>>>>>
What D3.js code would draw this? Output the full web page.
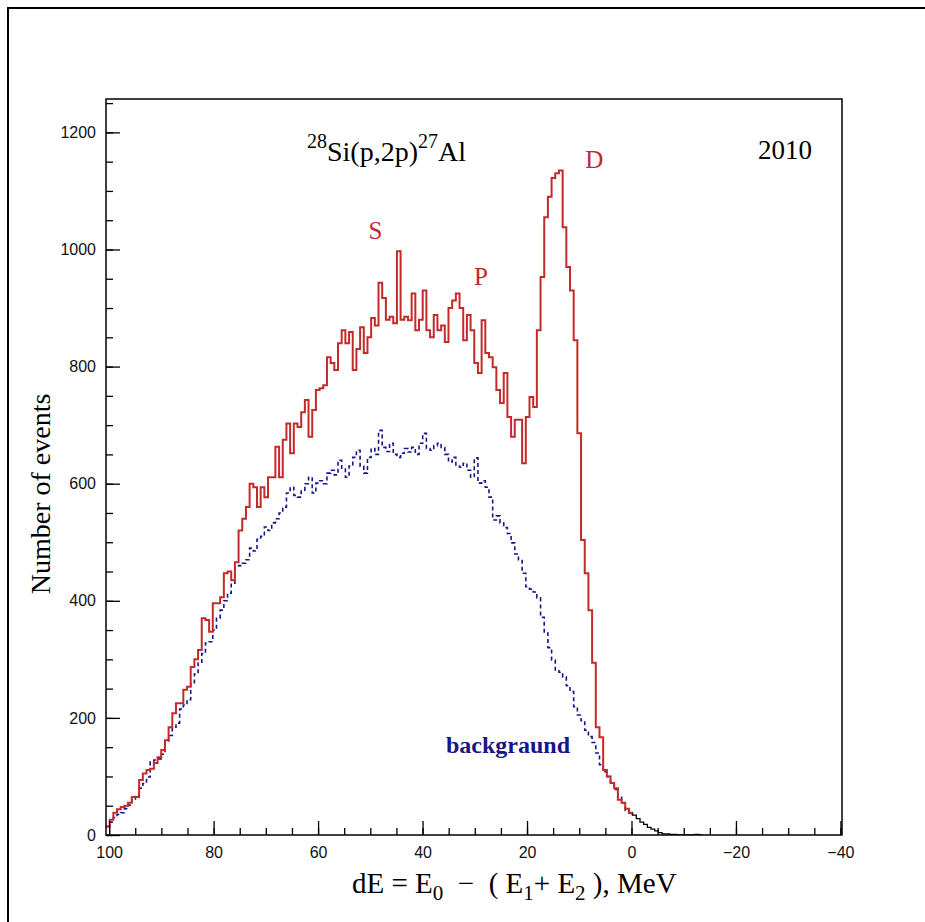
<!DOCTYPE html>
<html>
<head>
<meta charset="utf-8">
<script src="https://cdn.jsdelivr.net/npm/d3@7"></script>
<style>
body{margin:0;background:#fff;}
svg{display:block;}
</style>
</head>
<body>
<svg id="chart" width="925" height="922"></svg>
<script>
// ---- data (1 bin = 0.705 MeV, first bin starts at dE = 100.6 MeV, going down) ----
const binStart = 100.6;
const binWidth = 0.705;

// 28Si(p,2p)27Al events (red)
const signalCounts = [
  14,26,38,44,48,50,55,65,65,94,
  105,111,113,123,133,145,162,184,208,225,
  225,248,253,287,300,316,370,367,347,396,
  396,406,447,450,435,466,520,540,560,600,
  594,560,594,577,611,611,663,611,675,703,
  652,703,697,722,743,680,726,760,763,768,
  816,806,794,840,862,840,859,794,830,867,
  823,850,883,870,943,917,880,885,874,997,
  880,885,879,925,862,880,930,862,850,888,
  862,870,842,900,913,925,900,845,888,862,
  806,789,879,823,816,799,760,738,789,714,
  680,709,709,635,714,748,731,862,953,1055,
  1090,1122,1130,1135,1038,970,930,845,686,504,
  447,384,294,184,167,111,100,89,80,60,
  55,45,38
];

// background (blue dashed)
const backgroundCounts = [
  15,22,30,35,38,45,51,60,68,80,
  88,99,125,128,130,138,159,170,184,191,
  215,222,231,260,275,295,310,328,330,350,
  370,384,400,413,430,458,460,464,470,490,
  485,505,510,526,520,533,540,550,560,584,
  594,580,577,589,600,611,584,601,605,600,
  618,623,615,640,625,611,630,645,657,630,
  618,645,660,650,691,662,655,669,650,645,
  652,660,654,662,650,669,686,660,657,665,
  669,662,650,637,645,632,628,635,623,611,
  644,601,605,594,577,538,545,533,525,515,
  499,480,470,447,424,420,415,405,372,345,
  320,299,282,278,270,255,245,219,205,195,
  179,168,158,140,120,108,100,90,78,66,
  55,42,35
];

// tail beyond the red histogram (black), starting at bin index tailStartBin
const tailStartBin = 142;
const tailCounts = [38,34,28,22,18,13,10,7,4,2,2,1,1,0,0,0,0,0,1,0];

const xTickValues = [100,80,60,40,20,0,-20,-40];
const yTickValues = [0,200,400,600,800,1000,1200];
const peakLabels = ["S","P","D"];
const peakEnergies = [49.0, 28.8, 7.1];
const peakCounts = [1018, 939, 1140];

// ---- drawing ----
const svg = d3.select("#chart");
const W = 925, H = 922;
const plot = {left:106, right:842, top:99, bottom:835};

const x = d3.scaleLinear().domain([100.6, -40.3]).range([plot.left, plot.right]);
const y = d3.scaleLinear().domain([0, 1257]).range([plot.bottom, plot.top]);

// outer frame
svg.append("rect").attr("x",8).attr("y",8).attr("width",W).attr("height",H)
  .attr("fill","#fff").attr("stroke","#000").attr("stroke-width",2);

function stepPoints(counts, startIndex){
  const pts = [];
  counts.forEach((v,k)=>{
    const i = startIndex + k;
    const e0 = binStart - i*binWidth, e1 = binStart - (i+1)*binWidth;
    pts.push([e0, v]); pts.push([e1, v]);
  });
  return pts;
}
const line = d3.line().x(d=>x(d[0])).y(d=>y(d[1]));

svg.append("clipPath").attr("id","clip").append("rect")
  .attr("x",plot.left).attr("y",plot.top).attr("width",plot.right-plot.left).attr("height",plot.bottom-plot.top);
const g = svg.append("g").attr("clip-path","url(#clip)");

// background dashed
g.append("path").attr("d", line(stepPoints(backgroundCounts,0)))
  .attr("fill","none").attr("stroke","#16168a").attr("stroke-width",1.6)
  .attr("stroke-dasharray","4,3");

// black tail
g.append("path").attr("d", line(stepPoints(tailCounts,tailStartBin)))
  .attr("fill","none").attr("stroke","#000").attr("stroke-width",1.3);

// red signal
g.append("path").attr("d", line(stepPoints(signalCounts,0)))
  .attr("fill","none").attr("stroke","#c42a2a").attr("stroke-width",2);

// axes
const tickFont = "'Liberation Sans', Arial, sans-serif";
const yMinor = d3.range(0, 1251, 50);
svg.append("g").attr("transform",`translate(${plot.left},0)`)
  .call(d3.axisLeft(y).tickValues(yMinor).tickSize(-7).tickFormat("").tickSizeOuter(0))
  .call(s=>s.select(".domain").remove());
const yAx = svg.append("g").attr("transform",`translate(${plot.left},0)`)
  .call(d3.axisLeft(y).tickValues(yTickValues).tickSize(-14).tickPadding(10)
    .tickFormat(d3.format("d")).tickSizeOuter(0));
yAx.select(".domain").remove();
yAx.selectAll("text").attr("font-family",tickFont).attr("font-size",16).attr("fill","#111");

const xMinor = d3.range(100, -41, -5);
svg.append("g").attr("transform",`translate(0,${plot.bottom})`)
  .call(d3.axisBottom(x).tickValues(xMinor).tickSize(-7).tickFormat("").tickSizeOuter(0))
  .call(s=>s.select(".domain").remove());
const xAx = svg.append("g").attr("transform",`translate(0,${plot.bottom})`)
  .call(d3.axisBottom(x).tickValues(xTickValues).tickSize(-14).tickPadding(12).tickSizeOuter(0));
xAx.select(".domain").remove();
xAx.selectAll("text").attr("font-family",tickFont).attr("font-size",16).attr("fill","#111");
svg.selectAll(".tick line").attr("stroke","#000").attr("stroke-width",1.3);

// plot frame
svg.append("rect").attr("x",plot.left).attr("y",plot.top)
  .attr("width",plot.right-plot.left).attr("height",plot.bottom-plot.top)
  .attr("fill","none").attr("stroke","#000").attr("stroke-width",1.5);

const serif = "'Liberation Serif', 'Times New Roman', serif";

// title
const t = svg.append("text").attr("x",307).attr("y",161).attr("font-family",serif)
  .attr("font-size",28).attr("fill","#000");
t.append("tspan").attr("font-size",20).attr("dy",-13).text("28");
t.append("tspan").attr("dy",13).text("Si(p,2p)");
t.append("tspan").attr("font-size",20).attr("dy",-13).text("27");
t.append("tspan").attr("dy",13).text("Al");

svg.append("text").attr("x",812).attr("y",159).attr("text-anchor","end")
  .attr("font-family",serif).attr("font-size",27).attr("fill","#000").text("2010");

// peak labels
svg.selectAll("text.peak").data(peakLabels).enter().append("text")
  .attr("class","peak")
  .attr("x",(d,i)=>x(peakEnergies[i])).attr("y",(d,i)=>y(peakCounts[i]))
  .attr("text-anchor","middle").attr("font-family",serif).attr("font-size",25)
  .attr("fill","#c42a2a").text(d=>d);

// background label
svg.append("text").attr("x",446).attr("y",753).attr("font-family",serif)
  .attr("font-size",24).attr("font-weight","bold").attr("fill","#16168a").text("backgraund");

// y axis title
svg.append("text").attr("transform","translate(50,494) rotate(-90)")
  .attr("text-anchor","middle").attr("font-family",serif).attr("font-size",28)
  .attr("fill","#000").text("Number of events");

// x axis title
const xt = svg.append("text").attr("x",352).attr("y",893).attr("font-family",serif)
  .attr("font-size",29).attr("fill","#000").style("white-space","pre");
xt.append("tspan").text("dE = E");
xt.append("tspan").attr("font-size",21).attr("dy",7).text("0");
xt.append("tspan").attr("dy",-7).text("  \u2212  ( E");
xt.append("tspan").attr("font-size",21).attr("dy",7).text("1");
xt.append("tspan").attr("dy",-7).text("+ E");
xt.append("tspan").attr("font-size",21).attr("dy",7).text("2");
xt.append("tspan").attr("dy",-7).text(" ), MeV");
</script>
</body>
</html>
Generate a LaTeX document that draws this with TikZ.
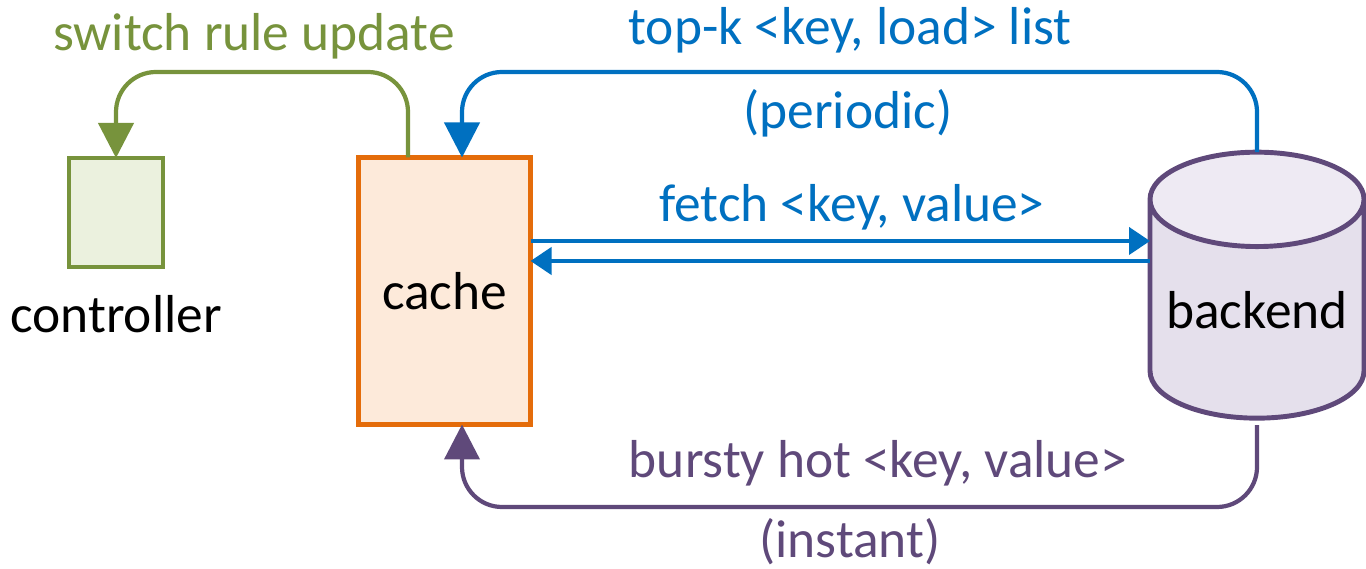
\documentclass[tikz,border=0pt]{standalone}
\usepackage{fontspec}
\setmainfont{Carlito}
\usepackage{xcolor}
\usetikzlibrary{shapes.geometric,arrows.meta}

\definecolor{ctrlgreen}{HTML}{77933C}
\definecolor{ctrlfill}{HTML}{EBF1DE}
\definecolor{cacheorange}{HTML}{E46C0A}
\definecolor{cachefill}{HTML}{FDEADA}
\definecolor{msgblue}{HTML}{0070C0}
\definecolor{backpurple}{HTML}{5F497A}
\definecolor{backfill}{HTML}{E5E0EC}
\definecolor{backtop}{HTML}{EEEAF3}

\begin{document}
\begin{tikzpicture}[
	font=\fontsize{15.2}{18}\selectfont,
	box/.style={draw, line width=1.4pt, inner sep=0pt, outer sep=0pt},
	flow/.style={line width=1.2pt, rounded corners=0.4cm, -{Triangle[length=0.35cm,width=0.35cm]}},
	fetcharrow/.style={line width=1.2pt, msgblue, -{Triangle[length=0.21cm,width=0.27cm]}}
	]

	\useasboundingbox (0,0) rectangle (13.66,5.69);
	\coordinate (toplane) at (0,4.97);
	\coordinate (botlane) at (0,0.69);

	\node[box, ctrlgreen, fill=ctrlfill, minimum width=0.94cm, minimum height=1.09cm,
		label={[black, yshift=-0.16cm]below:controller}] (controller) at (1.16,3.565) {};
	\node[box, cacheorange, fill=cachefill, minimum width=1.72cm, minimum height=2.67cm,
		text=black] (cache) at (4.445,2.78) {cache};
	\node[cylinder, shape border rotate=90, aspect=0.52, draw=backpurple, line width=1.4pt,
		cylinder uses custom fill, cylinder body fill=backfill, cylinder end fill=backtop,
		minimum width=2.14cm, minimum height=2.66cm, inner sep=0pt, outer sep=0pt,
		text=black] (backend) at (12.57,2.59) {backend};

	% rule update to the controller
	\draw[flow, ctrlgreen] ([xshift=-0.365cm]cache.north) -- ([xshift=-0.365cm]cache.north |- toplane) -| (controller.north);
	\node[ctrlgreen] (rulelbl) at (2.54,5.33) {switch rule update};

	% periodic report
	\draw[flow, msgblue] (backend.north) -- (backend.north |- toplane) -| ([xshift=0.175cm]cache.north);
	\node[msgblue] (topklbl) at (8.50,5.39) {top-k <key, load> list};
	\node[msgblue] (periodiclbl) at (8.48,4.56) {(periodic)};

	% fetch
	\draw[fetcharrow] ([yshift=0.5cm]cache.east) -- ([yshift=0.5cm]cache.east -| backend.west);
	\draw[fetcharrow] ([yshift=0.3cm]cache.east -| backend.west) -- ([yshift=0.3cm]cache.east);
	\node[msgblue] (fetchlbl) at (8.52,3.62) {fetch <key, value>};

	% instant push
	\draw[flow, backpurple] ([yshift=-0.07cm]backend.south) -- ([yshift=-0.07cm]backend.south |- botlane) -| ([xshift=0.175cm]cache.south);
	\node[backpurple] (burstylbl) at (8.78,1.06) {bursty hot <key, value>};
	\node[backpurple] (instantlbl) at (8.50,0.27) {(instant)};

\end{tikzpicture}
\end{document}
<<<<<
> **EXERCISE DIRECTIONS**
Locate the word "this" in the entries, and copy every line where it is found.

> **COMPLETE ANSWER**
What D3.js code would draw this? Output the full web page.
Generate a LaTeX document that draws this with TikZ.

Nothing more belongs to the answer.